Decision-Making and Robotics

  • Neural Computation

  • Autonomous Agents

  • Cognitive Robotics

  • Strategic Reasoning for AI

  • Robot Kinematics and Dynamics

Perception and Language

  • Information Retrieval and Search Engines

  • Speech Processing

  • Computational Perception

  • Computational Photography

  • Vision Sensors

Human-AI Interaction

  • Designing Human -Centered Systems

  • Human-Robot Interaction

  • Robotic Manipulation

  • Safe and Interactive Robots

Whether you're a college student or already in the workforce, it's important to proactively define your own AI curriculum. As Ayoub explained, "schools like Carnegie Mellon, Stanford, and MIT are just a few that have built out tracks for those wanting to work in AI, but there are many others. There are also supplemental programs that can help someone who is midcareer retrain to move into a job in AI."

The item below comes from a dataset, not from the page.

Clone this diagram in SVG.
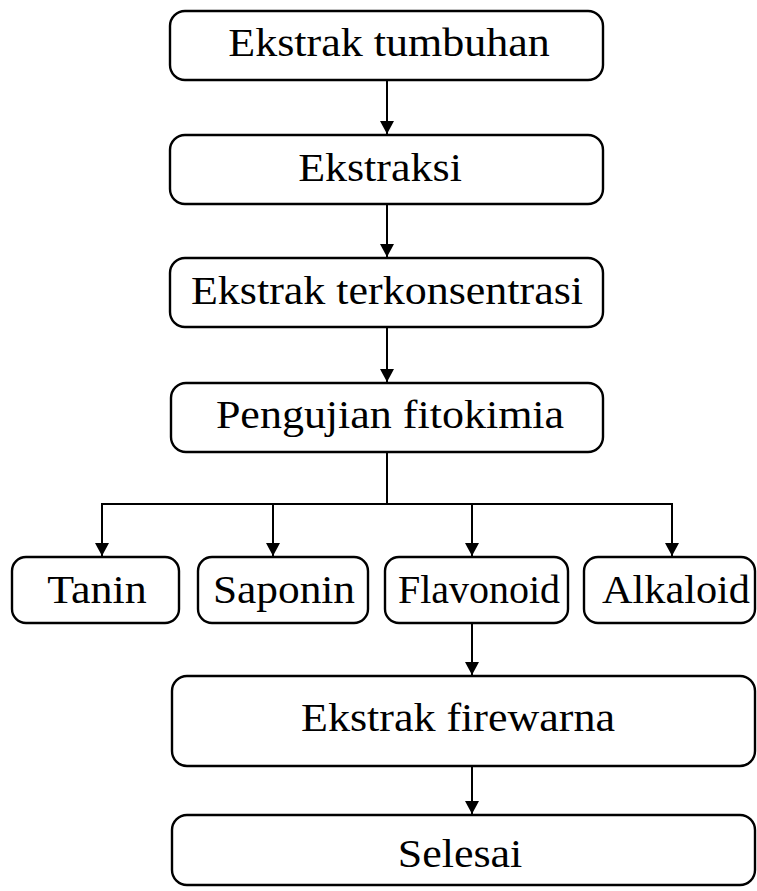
<svg xmlns="http://www.w3.org/2000/svg" width="757" height="891" viewBox="0 0 757 891">
<defs>
<marker id="ah" markerWidth="13" markerHeight="14" refX="13" refY="7" orient="auto" markerUnits="userSpaceOnUse" viewBox="0 0 13 14">
<path d="M0,0 L13,7 L0,14 z" fill="#000"/>
</marker>
</defs>
<style>
.box{fill:#fff;stroke:#000;stroke-width:2.4}
.lbl{font-family:"Liberation Serif","Times New Roman",serif;font-size:44px;fill:#000;text-anchor:middle}
.con{fill:none;stroke:#000;stroke-width:2}
</style>
<rect width="757" height="891" fill="#fff"/>
<g id="connectors">
<line class="con" x1="387" y1="80" x2="387" y2="134" marker-end="url(#ah)"/>
<line class="con" x1="387" y1="204" x2="387" y2="257" marker-end="url(#ah)"/>
<line class="con" x1="387" y1="327" x2="387" y2="382" marker-end="url(#ah)"/>
<line class="con" x1="387" y1="452" x2="387" y2="504"/>
<line class="con" x1="101" y1="504" x2="673" y2="504"/>
<line class="con" x1="102" y1="504" x2="102" y2="556" marker-end="url(#ah)"/>
<line class="con" x1="273" y1="504" x2="273" y2="556" marker-end="url(#ah)"/>
<line class="con" x1="472" y1="504" x2="472" y2="556" marker-end="url(#ah)"/>
<line class="con" x1="672" y1="504" x2="672" y2="556" marker-end="url(#ah)"/>
<line class="con" x1="472" y1="623" x2="472" y2="675" marker-end="url(#ah)"/>
<line class="con" x1="472" y1="766" x2="472" y2="814" marker-end="url(#ah)"/>
</g>
<g id="n1"><rect class="box" x="170" y="11" width="433" height="69" rx="15"/><text class="lbl" transform="translate(389,56) scale(1,0.92)">Ekstrak tumbuhan</text></g>
<g id="n2"><rect class="box" x="170" y="135" width="433" height="69" rx="15"/><text class="lbl" transform="translate(380,181) scale(1,0.92)">Ekstraksi</text></g>
<g id="n3"><rect class="box" x="170" y="258" width="433" height="69" rx="15"/><text class="lbl" transform="translate(387,304) scale(1,0.92)">Ekstrak terkonsentrasi</text></g>
<g id="n4"><rect class="box" x="171" y="383" width="432" height="69" rx="15"/><text class="lbl" transform="translate(390,428) scale(1,0.92)">Pengujian fitokimia</text></g>
<g id="n5"><rect class="box" x="12" y="557" width="167" height="66" rx="14"/><text class="lbl" transform="translate(97,603) scale(1,0.92)">Tanin</text></g>
<g id="n6"><rect class="box" x="198" y="557" width="170" height="66" rx="14"/><text class="lbl" transform="translate(284,603) scale(1,0.92)" textLength="142" lengthAdjust="spacingAndGlyphs">Saponin</text></g>
<g id="n7"><rect class="box" x="385" y="557" width="183" height="66" rx="14"/><text class="lbl" transform="translate(479,603) scale(1,0.92)" textLength="162" lengthAdjust="spacingAndGlyphs">Flavonoid</text></g>
<g id="n8"><rect class="box" x="584" y="557" width="171" height="66" rx="14"/><text class="lbl" transform="translate(676,603) scale(1,0.92)" textLength="148" lengthAdjust="spacingAndGlyphs">Alkaloid</text></g>
<g id="n9"><rect class="box" x="172" y="676" width="583" height="90" rx="15"/><text class="lbl" transform="translate(458,731) scale(1,0.92)">Ekstrak firewarna</text></g>
<g id="n10"><rect class="box" x="172" y="815" width="583" height="70" rx="15"/><text class="lbl" transform="translate(460,867) scale(1,0.92)">Selesai</text></g>
</svg>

For example, Microsoft recently announced an AI track for the Microsoft Professional Program, which is part of a larger effort that includes the developer-focused AI School. The programs are available online to anyone and, according to Ayoub, provide "job-ready skills and real-world experience to engineers and others who are looking to improve their skills in AI and data science through a series of online courses that feature hands-on labs and expert instructors."


Machine learning courses and related resources are also available from Google, MIT, Stanford, CalTech, and the University of Cambridge. With soaring demand, universities and big-name companies are eager to provide educational content that can help increase the supply of AI engineers.